Dec. 21st, 2004

Today it's a headache. Still weak. Still cold out. Can eat, but am uninspired by all. Definitely not riding. I can't think of a more precise version of hell. I really thought I was going to tough it out today (watching "making of" stuff about movies makes me that way -- they were cold! wet and miserable for months! I can go to my bloody riding lesson! -- but you see, I have a choice, and sometimes the right thing to do is exercise that choice).

Sydney is now close enough I can see the weather forecast for the day I leave. I AM SO SCARED.

Tonight: Director's Cut of King Arthur, whichis more or less to blame for all this horse nonsense anyway. You know, eventhough I'm not very good yet, I really would ride every day if I could.

Also: New HP book! new HP book! July 16! Eeeee.
Just in case you weren't sure the situation in Iraq could get more fucked up, you should probably look at the front page of the New York Times about now.
rm: (regal)
Very strange. I get why this was not what got released, and not just because of the shift down in rating.

This is very very dark. The opening battle equence is grotesque and gratuitous but goes a long way to giving us the very clear picture that these men aren't miserable because they aren't free (although obviously that helps), but because they've killed and killed and killed and now they're all damaged for it.

The Arthur Lancelot friendship is even more fucked up in this and clearly in a bad, complex codependent mess when the film starts (Clearly, this is some sort of emotional turn-on for me -- let's think about my whole obsession with the increasingly pathological friendship between Jed and Leo on West Wing). It doesn't seem as disastrous from the very beginning in the theatrical cut.

Guinevere is infitinitely crazier in this. And craven, and just scary. But I sort of dig her little "Rome is dead" moment. But then I would. Also, still with the uberhot in the leather and bodypaint.

And woah, Lancelot is really, really bitter. And covered in a lot more blood. Everything that came off as funny in the original cut comes off as wry and intense self-hatred in this. It borders on being hard to watch, mainly because he looks like he's going to start crying for about half the film. And the only time he looks happy at all is at the end when he's gone to Arthur's side pretty much knowing he's about to get himself killed in battle. That is all sorts of screwed up.

Clive Owen's performance makes a lot more sense in this cut. That said, I've really sort of gone nuts for Owen's acting lately, mostly since Closer -- certainly he's at his most interesting when he puts the intimation of physical menace into roles that don't require it (this film requires it, which is why it's harder to really see the inner-conflict here in a way) -- he's not predictable on screen, and it makes his perfomances feel really fresh.

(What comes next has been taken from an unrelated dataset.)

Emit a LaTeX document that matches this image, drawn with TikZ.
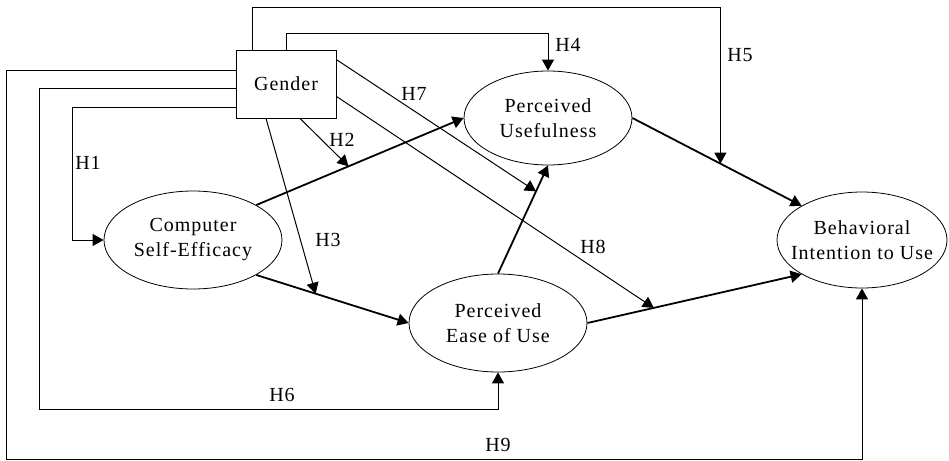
\documentclass[tikz,border=0pt]{standalone}
\usepackage{fontspec}
\setmainfont{Liberation Serif}[LetterSpace=5]
\usetikzlibrary{arrows.meta,calc,shapes.geometric}
\tikzset{
	tamNode/.style={
		draw,
		align=center,
		inner ysep=0pt,
		font=\fontsize{10}{12.5}\selectfont
	},
	tamLatent/.style={tamNode, ellipse, inner xsep=-10pt},
	tamGroup/.style={tamNode, rectangle},
	tamLabel/.style={font=\fontsize{10}{12}\selectfont, inner sep=1pt},
	tamPath/.style={-{Triangle[length=5.5pt,width=6pt]}, line width=0.9pt},
	tamHyp/.style={-{Triangle[length=5.5pt,width=6pt]}, line width=0.5pt}
}

\begin{document}
\begin{tikzpicture}[x=0.5pt, y=-0.5pt]
	\useasboundingbox (0,0) rectangle (949,461);

	% Constructs
	\node[tamGroup, minimum width=50pt, minimum height=34pt] (gender) at (286,84) {Gender};
	\node[tamLatent, minimum width=89pt, minimum height=49pt] (cse) at (193,240)
	{Computer\\Self-Efficacy};
	\node[tamLatent, minimum width=84pt, minimum height=47pt] (pu) at (548,118)
	{Perceived\\Usefulness};
	\node[tamLatent, minimum width=89pt, minimum height=49pt] (peu) at (498,323)
	{Perceived\\Ease of Use};
	\node[tamLatent, minimum width=85pt, minimum height=48pt] (bi) at (862,240)
	{Behavioral\\Intention to Use};

	% Main paths
	\draw[tamPath] (cse.north east) -- coordinate[pos=0.445] (m2) (pu.west);
	\draw[tamPath] (cse.south east) -- coordinate[pos=0.39] (m3) (peu.west);
	\draw[tamPath] (peu.north) -- coordinate[pos=0.76] (m7) (pu.south);
	\draw[tamPath] (pu.east) -- coordinate[pos=0.52] (m5) (bi.north west);
	\draw[tamPath] (peu.east) -- coordinate[pos=0.31] (m8) (bi.south west);

	% Hypotheses from Gender
	\draw[tamHyp] ([yshift=5.5pt]gender.south west) -- ++(-163,0) |- (cse.west);
	\draw[tamHyp] ([xshift=7pt]gender.south) -- (m2);
	\draw[tamHyp] ([xshift=-10pt]gender.south) -- (m3);
	\draw[tamHyp] (gender.north) -- ++(0,-16) -| (pu.north);
	\draw[tamHyp] ([xshift=8.5pt]gender.north west) -- ++(0,-42) -| (m5);
	\draw[tamHyp] ([yshift=15pt]gender.south west) -- ++(-196,0) -- ++(0,321) -| (peu.south);
	\draw[tamHyp] ([yshift=-5pt]gender.north east) -- (m7);
	\draw[tamHyp] ([yshift=11pt]gender.south east) -- (m8);
	\draw[tamHyp] ([yshift=24pt]gender.south west) -- ++(-229,0) -- ++(0,389) -| (bi.south);

	% Labels
	\node[tamLabel] (h1) at (88,163) {H1};
	\node[tamLabel] (h2) at (342,140) {H2};
	\node[tamLabel] (h3) at (328,240) {H3};
	\node[tamLabel] (h4) at (568,45) {H4};
	\node[tamLabel] (h5) at (740,55) {H5};
	\node[tamLabel] (h6) at (282,395) {H6};
	\node[tamLabel] (h7) at (414,94) {H7};
	\node[tamLabel] (h8) at (593,247) {H8};
	\node[tamLabel] (h9) at (498,445) {H9};

\end{tikzpicture}
\end{document}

There are still lots of incredibly daft lines, strange lighting problems and incomprehensible weather (the weather has gotten even weirder since the theatrical release). Actual character development for the other knights (meaning can we get over this completely wrong notion that Tristan = Trent Reznor now?) is a huge plus. Also the baby!knights are so cuuuuuuute.

I'm also nearly certain they're using different takes of some of the things in the theatrical release here -- so the content isn't different in places, but the tone is.

Lots more random screaming in rage in the heat of battle stuff, which I think will strike some people as comical if they aren't totally bought into the whole genre of the thing.

Also, very funny knowing just enough about horses now to watch this and get who is experienced/comfortable on a horse and who is a bit perturbed and trying really hard not to be obvious about it. Also in the extras we learn that the hrose they gave Gruffudd was insanely high spirited, to the point that watching some of its antics made me queasy.

Overall, the pacing is much better. This thing _moves_ in the way the theatrical didn't. Still a really flawed film, and perhaps in some ways less entertaining than the theatrical release (which was often hysterical both intentionally and not), but interesting as hell (all the charisma ever is on screen in this) and completely appealing to me because of the degree to which it only vaguely adheres to the notion that something has to happen and something has to change. It's about the inexorable coming of an end (which is why I love LotR too, eventhough something happens and something changes there -- it's that constant movement towards an unchangeable fate and how people act in the face of that that really turns me on).

Finally does anyone else think it crazy weird that the knights who Arthur has the clearest friendships with and ability to converse with on subjects other than battles and women are the ones who bite it? I mean Lancelot and Tristan both dying (doing really stupid things that are arguably motivated more by friendship than strategy -- neither of them should have gotten into the confrontations that kill them the way they did) in that last battle? (the Tristan Arthur friendship is actually in this cut, seemingly from out of nowhere compared to what was released in the theaters, but it works). That's harsh. And while this movie could have been better, it makes me think it couldn't really have been much darker, which is a pretty weird assessment for me.